Box 25-5 Treatment of Pityriasis Lichenoides et Varioliformis Acuta and Pityriasis Lichenoides Chronica
- · Topical corticosteroids
- · Antibiotics (erythromycin 500 mg PO 2-4× daily80; tetracycline 500 mg PO 2-4× daily,81 minocycline 100 mg PO twice daily)
- · Phototherapy (sunbathing, ultraviolet B,82 ultraviolet A + ultraviolet B,83 narrowband ultraviolet B84)
- · Topical tacrolimus85,86
- · Prednisone (60/40/20 mg PO taper, 5 days each)87
- · Methotrexate (10-25 mg PO weekly)88,89
- · Phototherapy (ultraviolet AI, psoralen plus ultraviolet A)

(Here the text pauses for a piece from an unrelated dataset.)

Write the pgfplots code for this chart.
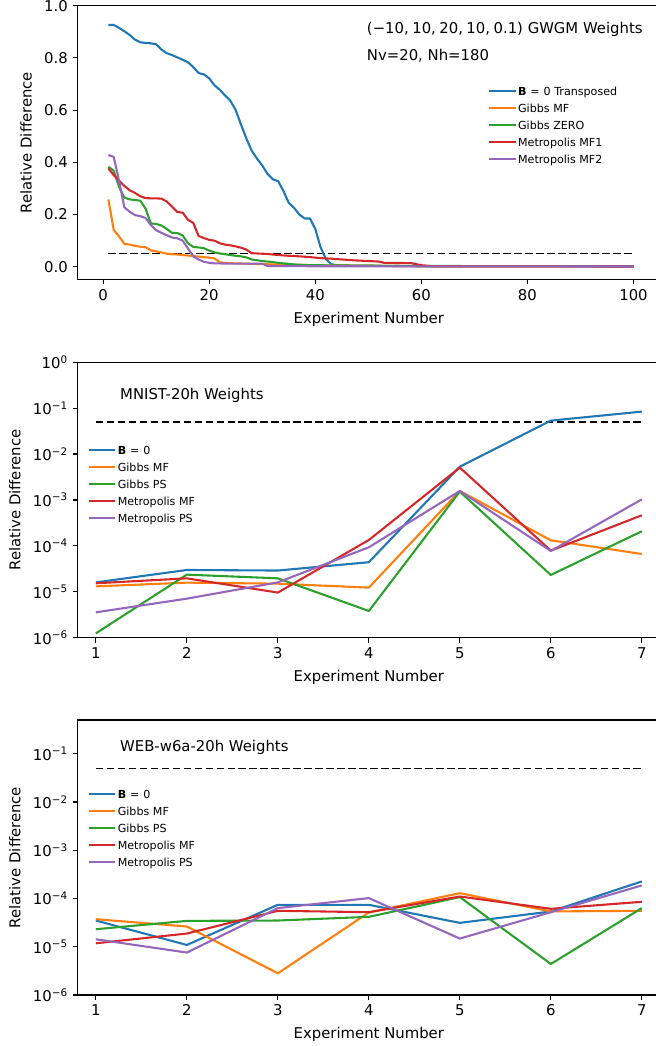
\documentclass[border=0pt]{standalone}
\usepackage{fontspec}
\setmainfont{DejaVu Sans}
\usepackage{pgfplots}
\pgfplotsset{compat=1.18}
\definecolor{c1}{HTML}{1F77B4}
\definecolor{c2}{HTML}{FF7F0E}
\definecolor{c3}{HTML}{2CA02C}
\definecolor{c4}{HTML}{D62728}
\definecolor{c5}{HTML}{9467BD}
\newcommand{\ft}{\fontsize{10.7}{12.8}\selectfont}
\pgfplotsset{common/.style={
  scale only axis, width=419.3pt,
  xlabel={Experiment Number}, ylabel={Relative Difference},
  xlabel style={yshift=-1.5pt}, ylabel style={yshift=2pt},
  axis line style={line width=0.8pt},
  every tick/.style={line width=0.8pt, black},
  tick align=outside, major tick length=3.5pt, minor tick length=2pt,
  tick pos=left,
  every tick label/.append style={font=\ft},
  label style={font=\ft},
  /pgf/number format/assume math mode=true,
  every axis plot/.append style={line width=1.5pt, line join=round},
  legend cell align=left,
  legend image code/.code={\draw[##1] (0pt,2.7pt) -- (19pt,2.7pt);},
  legend style={draw=none, fill=none, anchor=north west, inner sep=0pt,
    font=\fontsize{8}{10}\selectfont, row sep=0pt,
    nodes={inner sep=1pt, text height=5.3pt, text depth=4.9pt}},
}}
\begin{document}
\begin{tikzpicture}
\path[use as bounding box] (0,0) rectangle (471.6pt,753.1pt);
% ---------- top ----------
\begin{axis}[common, at={(55.9pt,552.0pt)}, anchor=south west, height=197.0pt,
  xmin=-4.8, xmax=105, ymin=-0.048, ymax=1.0,
  xtick={0,20,40,60,80,100}, ytick={0,0.2,0.4,0.6,0.8,1.0},
  yticklabel style={/pgf/number format/fixed, /pgf/number format/fixed zerofill, /pgf/number format/precision=1},
  legend style={at={(axis description cs:0.7046,0.7056)}}]
\addplot[black, dashed, line width=0.9pt, dash pattern=on 5.5pt off 2.4pt, forget plot] coordinates {(1,0.05)(100,0.05)};
\addplot[c1] coordinates {(1,0.926)(2,0.926)(3,0.915)(4,0.902)(5,0.888)(6,0.870)(7,0.860)(8,0.857)(9,0.856)(10,0.852)(11,0.832)(12,0.818)(13,0.811)(14,0.802)(15,0.793)(16,0.783)(17,0.765)(18,0.742)(19,0.737)(20,0.722)(21,0.695)(22,0.678)(23,0.656)(24,0.636)(25,0.600)(26,0.545)(27,0.492)(28,0.445)(29,0.415)(30,0.388)(31,0.356)(32,0.335)(33,0.328)(34,0.290)(35,0.245)(36,0.226)(37,0.200)(38,0.185)(39,0.185)(40,0.145)(41,0.075)(42,0.030)(43,0.010)(44,0.006)(45,0.005)(50,0.004)(60,0.002)(100,0.001)};
\addlegendentry{{\bfseries B}\kern2.8pt=\kern2.8pt0 Transposed}
\addplot[c2] coordinates {(1,0.258)(2,0.141)(3,0.116)(4,0.088)(5,0.085)(6,0.080)(7,0.077)(8,0.075)(9,0.063)(10,0.059)(11,0.055)(12,0.050)(13,0.048)(14,0.047)(15,0.045)(16,0.043)(17,0.041)(18,0.039)(19,0.037)(20,0.035)(21,0.032)(22,0.017)(23,0.015)(25,0.013)(30,0.010)(35,0.008)(40,0.006)(45,0.005)(50,0.004)(60,0.002)(100,0.001)};
\addlegendentry{Gibbs MF}
\addplot[c3] coordinates {(1,0.383)(2,0.368)(3,0.307)(4,0.265)(5,0.258)(6,0.256)(7,0.253)(8,0.223)(9,0.166)(10,0.164)(11,0.158)(12,0.145)(13,0.130)(14,0.129)(15,0.120)(16,0.090)(17,0.076)(18,0.074)(19,0.071)(20,0.062)(21,0.055)(22,0.051)(23,0.048)(24,0.045)(25,0.042)(26,0.040)(27,0.036)(28,0.028)(29,0.025)(30,0.022)(31,0.020)(32,0.018)(33,0.015)(34,0.013)(35,0.011)(36,0.009)(37,0.008)(38,0.007)(40,0.006)(45,0.005)(50,0.004)(60,0.003)(100,0.002)};
\addlegendentry{Gibbs ZERO}
\addplot[c4] coordinates {(1,0.377)(2,0.351)(3,0.330)(4,0.310)(5,0.293)(6,0.283)(7,0.270)(8,0.263)(9,0.262)(10,0.262)(11,0.261)(12,0.250)(13,0.230)(14,0.210)(15,0.207)(16,0.180)(17,0.168)(18,0.118)(19,0.110)(20,0.103)(21,0.100)(22,0.090)(23,0.085)(24,0.082)(25,0.078)(26,0.073)(27,0.066)(28,0.052)(29,0.051)(30,0.050)(31,0.049)(32,0.047)(33,0.045)(35,0.042)(37,0.040)(39,0.037)(41,0.033)(43,0.031)(45,0.028)(47,0.025)(50,0.022)(52,0.020)(53,0.015)(58,0.014)(60,0.006)(62,0.002)(100,0.001)};
\addlegendentry{Metropolis MF1}
\addplot[c5] coordinates {(1,0.428)(2,0.421)(3,0.330)(4,0.228)(5,0.211)(6,0.198)(7,0.194)(8,0.187)(9,0.160)(10,0.140)(11,0.130)(12,0.121)(13,0.112)(14,0.109)(15,0.100)(16,0.070)(17,0.040)(18,0.028)(19,0.019)(20,0.015)(21,0.013)(25,0.012)(30,0.012)(31,0.003)(40,0.002)(100,0.001)};
\addlegendentry{Metropolis MF2}
\node[anchor=west, inner sep=0pt, font=\ft] at (axis description cs:0.4963,0.9148) {(−10,\kern2.5pt 10,\kern2.5pt 20,\kern2.5pt 10,\kern2.5pt 0.1) GWGM Weights};
\node[anchor=west, inner sep=0pt, font=\ft] at (axis description cs:0.4963,0.8165) {Nv=20, Nh=180};
\end{axis}
% ---------- middle ----------
\begin{axis}[common, at={(55.9pt,294.0pt)}, anchor=south west, height=198.3pt,
  ymode=log, log basis y=10,
  xmin=0.8, xmax=7.2, ymin=1e-6, ymax=1,
  xtick={1,2,3,4,5,6,7}, ytick={1e-6,1e-5,1e-4,1e-3,1e-2,1e-1,1},
  yticklabels={10\textsuperscript{−6},10\textsuperscript{−5},10\textsuperscript{−4},10\textsuperscript{−3},10\textsuperscript{−2},10\textsuperscript{−1},10\textsuperscript{0}},
  legend style={at={(axis description cs:0.0172,0.6988)}}]
\addplot[black, dashed, line width=0.9pt, dash pattern=on 5.5pt off 2.4pt, forget plot] coordinates {(1,0.05)(7,0.05)};
\addplot[c1] coordinates {(1,1.6e-5)(2,2.98e-5)(3,2.9e-5)(4,4.4e-5)(5,5.3e-3)(6,0.0535)(7,0.084)};
\addlegendentry{{\bfseries B}\kern2.8pt=\kern2.8pt0}
\addplot[c2] coordinates {(1,1.31e-5)(2,1.58e-5)(3,1.5e-5)(4,1.23e-5)(5,1.57e-3)(6,1.32e-4)(7,6.65e-5)};
\addlegendentry{Gibbs MF}
\addplot[c3] coordinates {(1,1.24e-6)(2,2.36e-5)(3,1.96e-5)(4,3.81e-6)(5,1.52e-3)(6,2.32e-5)(7,2.08e-4)};
\addlegendentry{Gibbs PS}
\addplot[c4] coordinates {(1,1.53e-5)(2,1.96e-5)(3,9.6e-6)(4,1.34e-4)(5,5.07e-3)(6,7.87e-5)(7,4.63e-4)};
\addlegendentry{Metropolis MF}
\addplot[c5] coordinates {(1,3.56e-6)(2,7.08e-6)(3,1.6e-5)(4,9.3e-5)(5,1.57e-3)(6,7.74e-5)(7,1.03e-3)};
\addlegendentry{Metropolis PS}
\node[anchor=west, inner sep=0pt, font=\ft] at (axis description cs:0.0726,0.8787) {MNIST-20h Weights};
\end{axis}
% ---------- bottom ----------
\begin{axis}[common, at={(55.9pt,36.7pt)}, anchor=south west, height=198.0pt,
  ymode=log, log basis y=10,
  xmin=0.8, xmax=7.2, ymin=1e-6, ymax=0.5,
  xtick={1,2,3,4,5,6,7}, ytick={1e-6,1e-5,1e-4,1e-3,1e-2,1e-1},
  yticklabels={10\textsuperscript{−6},10\textsuperscript{−5},10\textsuperscript{−4},10\textsuperscript{−3},10\textsuperscript{−2},10\textsuperscript{−1}},
  legend style={at={(axis description cs:0.0172,0.7482)}}]
\addplot[black, dashed, line width=0.9pt, dash pattern=on 5.5pt off 2.4pt, forget plot] coordinates {(1,0.05)(7,0.05)};
\addplot[c1] coordinates {(1,3.5e-5)(2,1.09e-5)(3,7.41e-5)(4,7.4e-5)(5,3.13e-5)(6,5.38e-5)(7,2.26e-4)};
\addlegendentry{{\bfseries B}\kern2.8pt=\kern2.8pt0}
\addplot[c2] coordinates {(1,3.73e-5)(2,2.63e-5)(3,2.82e-6)(4,5.13e-5)(5,1.29e-4)(6,5.4e-5)(7,5.56e-5)};
\addlegendentry{Gibbs MF}
\addplot[c3] coordinates {(1,2.31e-5)(2,3.44e-5)(3,3.5e-5)(4,4.17e-5)(5,1.07e-4)(6,4.4e-6)(7,6.32e-5)};
\addlegendentry{Gibbs PS}
\addplot[c4] coordinates {(1,1.18e-5)(2,1.88e-5)(3,5.56e-5)(4,5.21e-5)(5,1.1e-4)(6,6.12e-5)(7,8.55e-5)};
\addlegendentry{Metropolis MF}
\addplot[c5] coordinates {(1,1.43e-5)(2,7.59e-6)(3,6.32e-5)(4,1.02e-4)(5,1.48e-5)(6,5.2e-5)(7,1.87e-4)};
\addlegendentry{Metropolis PS}
\node[anchor=west, inner sep=0pt, font=\ft] at (axis description cs:0.0726,0.9018) {WEB-w6a-20h Weights};
\end{axis}
\end{tikzpicture}
\end{document}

The mainstay of traditional therapy has been a combination of topical corticosteroids and phototherapy . Systemic antibiotics in the tetracycline and erythromycin families are used primarily for their anti-inflammatory rather than antibiotic effects. Cases with minimal disease activity may not require any treatment. The more acute the clinical course and the more severe the individual lesions, the more systemic therapy is indicated. Methotrexate is often effective in relatively low doses. Calcineurin inhibitors and retinoids may also be beneficial. Severe cases of PLEVA and PLUH often require systemic corticosteroids or similar drugs to gain control of systemic symptoms. Topical and systemic antibiotics may be needed to treat secondary infections complicating ulcerated skin lesions. These agents are often selected initially to cover Gram-positive pathogens, but subsequent use should be guided by culture results.
There are no known preventive measures.